«La sécurité est la condition qui rend possible le reste. » En se référant à l’assertion de l’historienne et économiste Emma Rothschild, l’on serait tenté de dire que c’en est fini pour la lutte sénégalaise avec frappe, ce « Sport bien de chez nous », après le communiqué du ministre de l’Intérieur tombé le soir du mardi 18 février.
Le ministre reste catégorique, nonobstant ses obligations régaliennes d’assurer, en tant que bras armé de l’État qui est le seul détenteur du monopole de la violence légitime, de ne plus couvrir les séances de lutte sur toute l’étendue du territoire national. Cette décision, aux conséquences multiples, signe un arrêt de mort de la lutte. Ou sa suspension momentanée synonyme de l’envoi en chômage technique de ses acteurs. La décision fait, certes, suite aux récurrentes scènes de violence qui émaillent les journées et soirées de combat de lutte à longueur d’affiches. Mais surtout après qu’un honnête citoyen a succombé à ses blessures dues à une agression après le combat de lutte entre le Pikinois Ama Baldé et le Parcellois Franc.
Une affiche qui a vu Franc prendre, sans bavure, le dessus sur le fils de Falaye Baldé. L’on pourrait, à la vérité, dire que les meetings politiques, les matches de « Navétanes » ou du championnat national, et de nombreuses autres activités charrient un phénomène de violence qu’il est urgent d’endiguer.
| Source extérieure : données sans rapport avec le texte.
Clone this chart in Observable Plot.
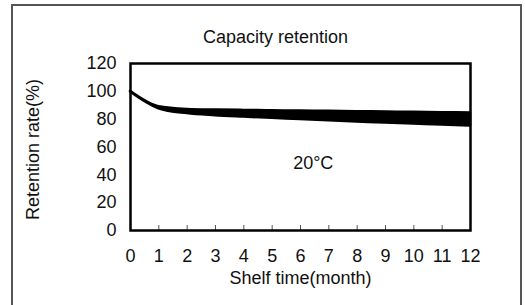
<!DOCTYPE html>
<html><head>
<meta charset="utf-8">
<script src="https://cdn.jsdelivr.net/npm/d3@7"></script>
<script src="https://cdn.jsdelivr.net/npm/@observablehq/plot@0.6"></script>
<style>
body{margin:0;overflow:hidden;background:#fff;width:525px;height:305px;position:relative;font-family:"Liberation Sans",Arial,sans-serif;}
#frame{position:absolute;left:11px;top:4px;width:511px;height:320px;border:2px solid #555;border-bottom:none;box-sizing:border-box;}
#chart{position:absolute;left:0;top:0;}
</style></head><body>
<div id="frame"></div>
<div id="chart"></div>
<script>
const title = "Capacity retention";
const xLabel = "Shelf time(month)";
const yLabel = "Retention rate(%)";
const annotation = "20°C";
const annotationAt = [6.45, 48];
const months = [0,1,2,3,4,5,6,7,8,9,10,11,12];
const upper = [100, 89, 87, 86.5, 86.3, 86, 85.8, 85.6, 85.4, 85.1, 84.9, 84.7, 84.5];
const lower = [99.5, 87.5, 84, 82.5, 81.5, 80.6, 79.7, 78.8, 78, 77.2, 76.5, 75.8, 75];
const xTicks = [0,1,2,3,4,5,6,7,8,9,10,11,12];
const yTicks = [0,20,40,60,80,100,120];

const data = months.map((m, i) => ({month: m, upper: upper[i], lower: lower[i]}));
const font = "'Liberation Sans', Arial, sans-serif";

const chart = Plot.plot({
  width: 525, height: 305,
  marginLeft: 130, marginRight: 55, marginTop: 63, marginBottom: 75,
  style: {fontFamily: font, fontSize: "18px", background: "transparent", color: "#111", overflow: "visible"},
  x: {domain: [0, 12], label: null},
  y: {domain: [0, 120], label: null},
  marks: [
    Plot.areaY(data, {x: "month", y1: "lower", y2: "upper", fill: "#000", stroke: "#000", strokeWidth: 2.5, curve: "monotone-x"}),
    Plot.axisX({ticks: xTicks, tickSize: -5, text: null, stroke: "#555", strokeWidth: 1}),
    Plot.axisX({ticks: xTicks, tickSize: 0, tickPadding: 19, fontSize: 18}),
    Plot.axisY({ticks: yTicks, tickSize: 0, tickPadding: 14, fontSize: 18}),
    Plot.frame({stroke: "#000", strokeWidth: 2.5}),
    Plot.text([title], {frameAnchor: "top", dx: -25, dy: -33, fontSize: 18, fill: "#111"}),
    Plot.text([xLabel], {frameAnchor: "bottom", dy: 53, fontSize: 18, fill: "#111"}),
    Plot.text([yLabel], {frameAnchor: "left", textAnchor: "middle", dx: -97, dy: 2.5, rotate: -90, fontSize: 18, fill: "#111"}),
    Plot.text([annotation], {x: () => annotationAt[0], y: () => annotationAt[1], fontSize: 18, fill: "#111"})
  ]
});
document.getElementById("chart").appendChild(chart);
</script>
</body></html>
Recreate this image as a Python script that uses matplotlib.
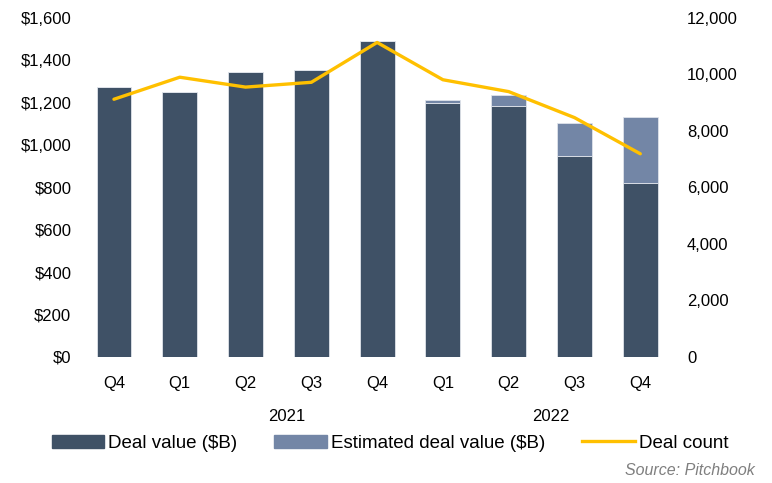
import matplotlib
matplotlib.use("Agg")
from matplotlib import pyplot as plt
from matplotlib.patches import Patch
from matplotlib.lines import Line2D
from matplotlib.ticker import FuncFormatter

quarters = ["Q4", "Q1", "Q2", "Q3", "Q4", "Q1", "Q2", "Q3", "Q4"]
years = ["2021", "2022"]
deal_value = [1275, 1250, 1345, 1355, 1490, 1200, 1186, 947, 821]
estimated_value = [0, 0, 0, 0, 0, 13, 50, 159, 313]
deal_count = [9120, 9900, 9550, 9720, 11130, 9810, 9390, 8470, 7190]

dark = "#3f5166"
light = "#7386a6"
gold = "#ffc000"

plt.rcParams["font.family"] = ["Liberation Sans", "DejaVu Sans"]

fig = plt.figure(figsize=(7.72, 4.83), dpi=100)
ax = fig.add_axes([0.105, 0.261, 0.767, 0.702])
ax2 = ax.twinx()

x = list(range(len(quarters)))
ax.bar(x, deal_value, width=0.53, color=dark, edgecolor="#dfe3ea", linewidth=0.6)
ax.bar(x, estimated_value, width=0.53, bottom=deal_value, color=light,
       edgecolor="#dfe3ea", linewidth=0.6)
ax2.plot(x, deal_count, color=gold, linewidth=2.4, solid_capstyle="round")

ax.set_xlim(-0.5, len(quarters) - 0.5)
ax.set_ylim(0, 1600)
ax.set_yticks(range(0, 1601, 200))
ax.yaxis.set_major_formatter(FuncFormatter(lambda v, p: "${:,.0f}".format(v)))
ax2.set_ylim(0, 12000)
ax2.set_yticks(range(0, 12001, 2000))
ax2.yaxis.set_major_formatter(FuncFormatter(lambda v, p: "{:,.0f}".format(v)))

ax.set_xticks(x)
ax.set_xticklabels(quarters)
for a in (ax, ax2):
    for s in a.spines.values():
        s.set_visible(False)
    a.tick_params(length=0, labelsize=12, colors="#000000")
ax.tick_params(axis="x", pad=14)
ax.tick_params(axis="y", pad=7)
ax2.tick_params(axis="y", pad=10)

for yr, xpos in zip(years, [2.63, 6.64]):
    ax.text(xpos, -0.175, yr, transform=ax.get_xaxis_transform(), ha="center",
            va="center", fontsize=12)

handles = [Patch(color=dark), Patch(color=light), Line2D([0], [0], color=gold, linewidth=2.4)]
labels = ["Deal value ($B)", "Estimated deal value ($B)", "Deal count"]
fig.legend(handles, labels, loc="center", bbox_to_anchor=(0.505, 0.082), ncol=3,
           frameon=False, fontsize=13.5, handlelength=2.8, handleheight=0.75,
           handletextpad=0.2, columnspacing=2.0)

fig.text(0.978, 0.025, "Source: Pitchbook", ha="right", va="center",
         fontsize=11.5, style="italic", color="#7f7f7f")

fig.savefig("out.png", dpi=100)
Ces scènes de violence ne sont donc pas propres au monde de la lutte. Un décompte macabre fait déjà état de 17 personnes tuées, à la suite d’agressions post-combats de lutte, depuis l’ouverture de l’Arène nationale à Pikine en juillet 2018. L’implantation de l’Arène en zone urbaine ne nous semble pas être un motif de déferlement de cette violence tous azimuts les jours de combats. L’on a vu des individus agressés, des maisons vandalisées, des véhicules caillaissés à des kilomètres du lieu de combat.
Même si les combats étaient tenus en pleine brousse ou au milieu de la mer, les malfrats opteront toujours pour l’expression des muscles. La Police nationale, qui souffre déjà d’un déficit d’effectif qui fait qu’elle ne puisse assurer la sécurité d’autres disciplines sportives que la lutte les jours de combats, devrait développer, de concert avec toutes les entités de la société, une autre approche sécuritaire. « La sécurité humaine inclut une compréhension de la sécurité centrée sur les populations et avec une approche multidisciplinaire. Elle étend le concept de sécurité à d’autres sphères que la simple sécurité et sûreté « physique » des personnes, qui sont traditionnellement du domaine de la sécurité et de la défense (assurée par la police, l’armée et le personnel de sécurité et de sûreté) pour inclure la sécurité sociale, la sécurité économique, les droits politiques, ou de façon plus générale le développement humain, mais aussi l’environnement ».
Cette conception de la sécurité a été déclinée dans le Rapport sur le développement humain du Programme des Nations unies pour le développement (Pnud) de 1994. Elle met en exergue l’importance d’avoir une approche globalisante qui met non seulement les populations au centre, mais aussi à la périphérie de la sécurité. D’où leur « contribution essentielle au processus d’amélioration et de maintien de la sécurité ainsi qu’au sentiment de sécurité collectif » selon la Politique de sécurité urbaine, Québec, Mai 2004. Transposée au monde de la lutte, cette compréhension doit interpeller le ministère des Sports, promoteurs de lutte, écuries, lutteurs, amateurs… Il faut une implication de tout le monde pour atteindre un niveau sécuritaire optimal. Surtout que dans ce sport, le fait de bander les muscles et de montrer une certaine virilité semble bousculer tout raisonnement. La réalité d’une sécurité effective est aussi de faire en sorte que les bandits s’occupent, travaillent, gagnent leur vie.
Ce qui suppose une formation qualifiante qui les prédispose à l’emploi. Encore une fois, nous devrons retenir, comme le souligne le Rapport du Pnud, que « la sécurité du citoyen n’est plus la préoccupation exclusive de la Police, mais une préoccupation commune à gérer en coordination avec les autres composantes de la communauté, y compris les organisations professionnelles, les groupes militants, les organisations de la société civile (Osc), les associations bénévoles et les institutions communales ».
Il s’agira aussi de veiller à la sécurité citoyenne qui ne renvoie pas à une « simple réduction de la criminalité, mais en une stratégie globale et plurisectorielle visant à améliorer la qualité de vie de la population, à entreprendre une action communautaire de prévention de la criminalité, à assurer l’accès à un système de justice efficace et à une éducation fondée sur les valeurs, et à instaurer le respect de la loi et la tolérance.